From: Thomas Bushnell, BSG
Subject: Re: Soft and hard references
Date: 19 Oct 2002 23:05:57 -0700
User-agent: Gnus/5.09 (Gnus v5.9.0) Emacs/21.2

Wolfgang Jaehrling <pro-linux@gmx.de> writes:

> On Tue, Oct 08, 2002 at 09:28:35AM -0400, Neal H. Walfield wrote:
> > In what context?  Do you mean, for instance, libdiskfs' hard and weak
> > reference counting system?
> 
> As Marco cannot reply to this mail currently due to technical
> problems, he asked me to answer for him.  The answer is: Yes, he was
> speaking about this reference counting system.
> 
> I am very interested in learning about this stuff myself, BTW.

In the case of diskfs, hard references are the *real* ones.

Weak references are for "users" of the node, whose "use" should not
count when considering whether the node is actually being used.  The
idea is that the pager, for example, keeps a weak reference.  The mere
fact of the pager's existence is not enough to keep the node "open"
and live in the system (or, if there are no links, to keep it from
being deleted).

The pager needs a reference, because the pager structure has a link to
the node structure, and you have to hold a reference to be allowed to
have such a pointer.  But if it were a hard reference, then nodes
wouldn't get deleted on time.  So the pager holds a soft reference.
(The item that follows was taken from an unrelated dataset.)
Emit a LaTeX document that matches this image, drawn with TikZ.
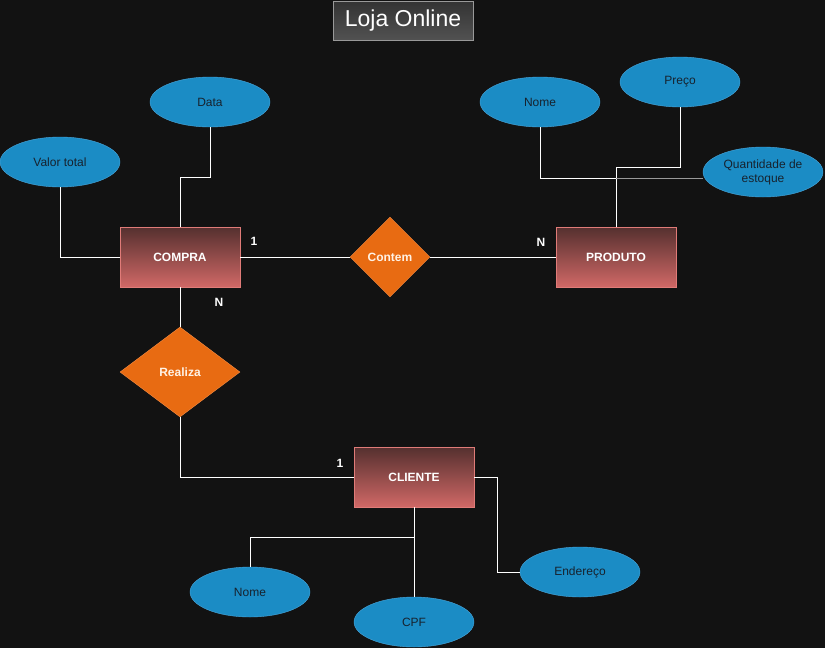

When all the hard references go away, diskfs tells the soft references
"ok, time to drop your reference", and then once they've done that,
completes the deletion.

The terminology comes from some Lisp systems, in which there are
strong and weak pointers.  An object in such systems can be GCd even
if there are weak pointers to it, and the weak pointers get
automagically set to nil.

What diskfs does is like this, except much more ad-hoc, and also
includes some finalization semantics too.